Infix operators and constants
val zero : t
val one : t
val minus_one : t
val (+) : t ‑> t ‑> t
val (-) : t ‑> t ‑> t
val (*) : t ‑> t ‑> t
val neg : t ‑> t

Negation

val (~-) : t ‑> t
val (/%) : t ‑> t ‑> t

There are two pairs of integer division and remainder functions, /% and %, and / and rem. They both satisfy the same equation relating the quotient and the remainder:


        x = (x /% y) * y + (x % y);
        x = (x /  y) * y + (rem x y);

The functions return the same values if x and y are positive. They all raise if y = 0.

The functions differ if x < 0 or y < 0.

If y < 0, then % and /% raise, whereas / and rem do not.

x % y always returns a value between 0 and y - 1, even when x < 0. On the other hand, rem x y returns a negative value if and only if x < 0; that value satisfies abs (rem x y) <= abs y - 1.

val (%) : t ‑> t ‑> t
val (/) : t ‑> t ‑> t
val rem : t ‑> t ‑> t
val (//) : t ‑> t ‑> float

float division of integers

val (land) : t ‑> t ‑> t

Same as bit_and

val (lor) : t ‑> t ‑> t

Same as bit_or

val (lxor) : t ‑> t ‑> t

Same as bit_xor

val (lnot) : t ‑> t

Same as bit_not

val (lsl) : t ‑> int ‑> t

Same as shift_left

val (asr) : t ‑> int ‑> t

Same as shift_right

Successor and predecessor functions
val succ : t ‑> t
val pred : t ‑> t
val abs : t ‑> t

Returns the absolute value of the argument.

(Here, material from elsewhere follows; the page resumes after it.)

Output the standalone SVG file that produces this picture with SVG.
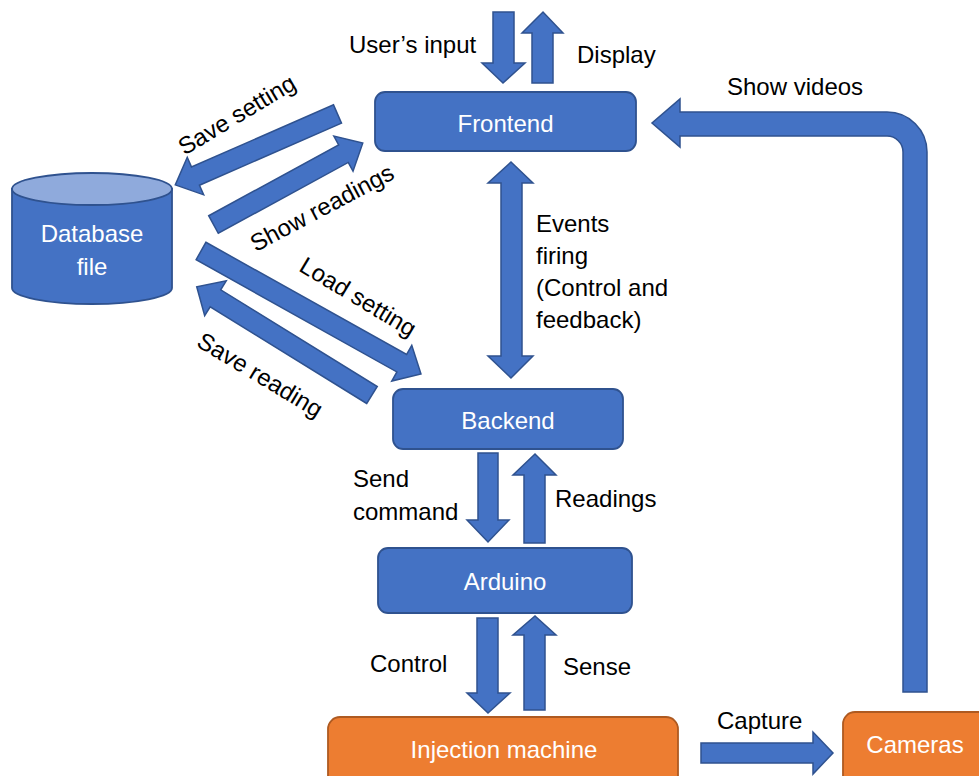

May be negative if the input is min_value

include Round with type t := t
type t

round rounds an int to a multiple of a given to_multiple_of argument, according to a direction dir, with default dir being `Nearest. round will raise if to_multiple_of <= 0.

       | `Down    | rounds toward Int.neg_infinity                          |
       | `Up      | rounds toward Int.infinity                              |
       | `Nearest | rounds to the nearest multiple, or `Up in case of a tie |
       | `Zero    | rounds toward zero                                      |

Here are some examples for round ~to_multiple_of:10 for each direction:

       | `Down    | {10 .. 19} --> 10 | { 0 ... 9} --> 0 | {-10 ... -1} --> -10 |
       | `Up      | { 1 .. 10} --> 10 | {-9 ... 0} --> 0 | {-19 .. -10} --> -10 |
       | `Zero    | {10 .. 19} --> 10 | {-9 ... 9} --> 0 | {-19 .. -10} --> -10 |
       | `Nearest | { 5 .. 14} --> 10 | {-5 ... 4} --> 0 | {-15 ... -6} --> -10 |

For convenience and performance, there are variants of round with dir hard-coded. If you are writing performance-critical code you should use these.

val round : ?dir:[ `Zero | `Nearest | `Up | `Down ] ‑> t ‑> to_multiple_of:t ‑> t
val round_towards_zero : t ‑> to_multiple_of:t ‑> t
val round_down : t ‑> to_multiple_of:t ‑> t
val round_up : t ‑> to_multiple_of:t ‑> t
val round_nearest : t ‑> to_multiple_of:t ‑> t
val pow : t ‑> t ‑> t

pow base exponent returns base raised to the power of exponent. It is OK if base <= 0. pow raises if exponent < 0, or an integer overflow would occur.

Bit-wise logical operations
val bit_and : t ‑> t ‑> t
val bit_or : t ‑> t ‑> t
val bit_xor : t ‑> t ‑> t
val bit_not : t ‑> t
Bit-shifting operations

The results are unspecified for negative shifts and shifts >= num_bits

val shift_left : t ‑> int ‑> t

shifts left, filling in with zeroes

val shift_right : t ‑> int ‑> t

shifts right, preserving the sign of the input.

Increment and decrement functions for integer references
val decr : t Base__.Import.ref ‑> unit
val incr : t Base__.Import.ref ‑> unit
Population count
val popcount : t ‑> int

returns the number of 1 bits in the binary representation of the input

Conversion functions to related integer types
val of_int32_exn : int32 ‑> t
val to_int32_exn : t ‑> int32
val of_int64_exn : int64 ‑> t
val to_int64 : t ‑> int64
val of_nativeint_exn : nativeint ‑> t
val to_nativeint_exn : t ‑> nativeint
val of_float_unchecked : float ‑> t

of_float_unchecked truncates the given floating point number to an integer, rounding towards zero. The result is unspecified if the argument is nan or falls outside the range of representable integers.